--- start of Information supplied ---
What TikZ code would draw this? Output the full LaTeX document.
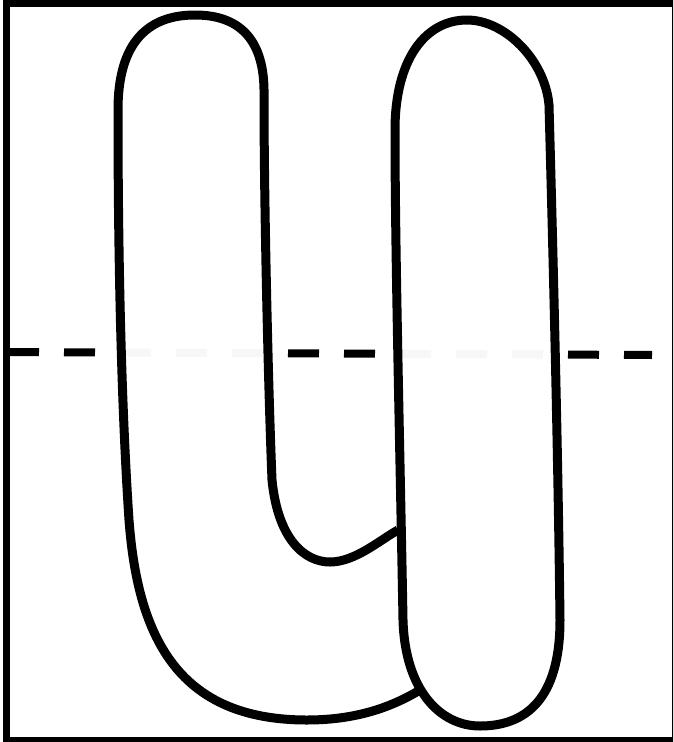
\documentclass[tikz,border=0pt]{standalone}
\usepackage{tikz}
\tikzset{
  frameline/.style={draw=black, line width=7pt},
  cutline/.style={draw=black, line width=8pt, dash pattern=on 31pt off 25pt},
  blob/.style={draw=black, line width=9pt, fill=white, fill opacity=0.97, draw opacity=1}
}

\begin{document}
\begin{tikzpicture}[x=1pt, y=-1pt]
  \useasboundingbox (0,0) rectangle (673,742);
  \clip (0,0) rectangle (673,742);
  % outer frame
  \draw[frameline] (6.5,3.5) rectangle (675.5,740.5);
  % horizontal cut, passes behind the shapes
  \coordinate (cutL) at (8,352);
  \coordinate (cutR) at (652,355);
  \draw[cutline] (cutL) -- (cutR);
  % U-shaped piece
  \coordinate (joinA) at (398,530);
  \coordinate (joinB) at (420,690);
  \draw[blob] (joinA) .. controls (380,540) and (355,562) .. (330,562)
    .. controls (305,562) and (278,540) .. (272,480)
    .. controls (268,380) and (264,200) .. (264,95)
    .. controls (265,40) and (240,15) .. (195,15)
    .. controls (150,15) and (118,40) .. (118,110)
    .. controls (118,250) and (121,400) .. (129,520)
    .. controls (138,640) and (180,720) .. (307,720)
    .. controls (360,720) and (395,705) .. (joinB);
  % elongated loop
  \draw[blob] (467,20) .. controls (505,20) and (545,60) .. (549,105)
    .. controls (553,250) and (558,450) .. (560,620)
    .. controls (560,700) and (525,726) .. (480,726)
    .. controls (440,726) and (405,690) .. (403,620)
    .. controls (400,450) and (395,250) .. (395,130)
    .. controls (395,60) and (425,20) .. cycle;
\end{tikzpicture}
\end{document}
--- end of Information supplied ---
[Task instructions]
Copy the data exactly. Any picture it contains is to be omitted.

[Result for this exercise]
What TikZ code would draw this? Output the full LaTeX document.
\documentclass[tikz,border=0pt]{standalone}
\usepackage{tikz}
\tikzset{
  frameline/.style={draw=black, line width=7pt},
  cutline/.style={draw=black, line width=8pt, dash pattern=on 31pt off 25pt},
  blob/.style={draw=black, line width=9pt, fill=white, fill opacity=0.97, draw opacity=1}
}

\begin{document}
\begin{tikzpicture}[x=1pt, y=-1pt]
  \useasboundingbox (0,0) rectangle (673,742);
  \clip (0,0) rectangle (673,742);
  % outer frame
  \draw[frameline] (6.5,3.5) rectangle (675.5,740.5);
  % horizontal cut, passes behind the shapes
  \coordinate (cutL) at (8,352);
  \coordinate (cutR) at (652,355);
  \draw[cutline] (cutL) -- (cutR);
  % U-shaped piece
  \coordinate (joinA) at (398,530);
  \coordinate (joinB) at (420,690);
  \draw[blob] (joinA) .. controls (380,540) and (355,562) .. (330,562)
    .. controls (305,562) and (278,540) .. (272,480)
    .. controls (268,380) and (264,200) .. (264,95)
    .. controls (265,40) and (240,15) .. (195,15)
    .. controls (150,15) and (118,40) .. (118,110)
    .. controls (118,250) and (121,400) .. (129,520)
    .. controls (138,640) and (180,720) .. (307,720)
    .. controls (360,720) and (395,705) .. (joinB);
  % elongated loop
  \draw[blob] (467,20) .. controls (505,20) and (545,60) .. (549,105)
    .. controls (553,250) and (558,450) .. (560,620)
    .. controls (560,700) and (525,726) .. (480,726)
    .. controls (440,726) and (405,690) .. (403,620)
    .. controls (400,450) and (395,250) .. (395,130)
    .. controls (395,60) and (425,20) .. cycle;
\end{tikzpicture}
\end{document}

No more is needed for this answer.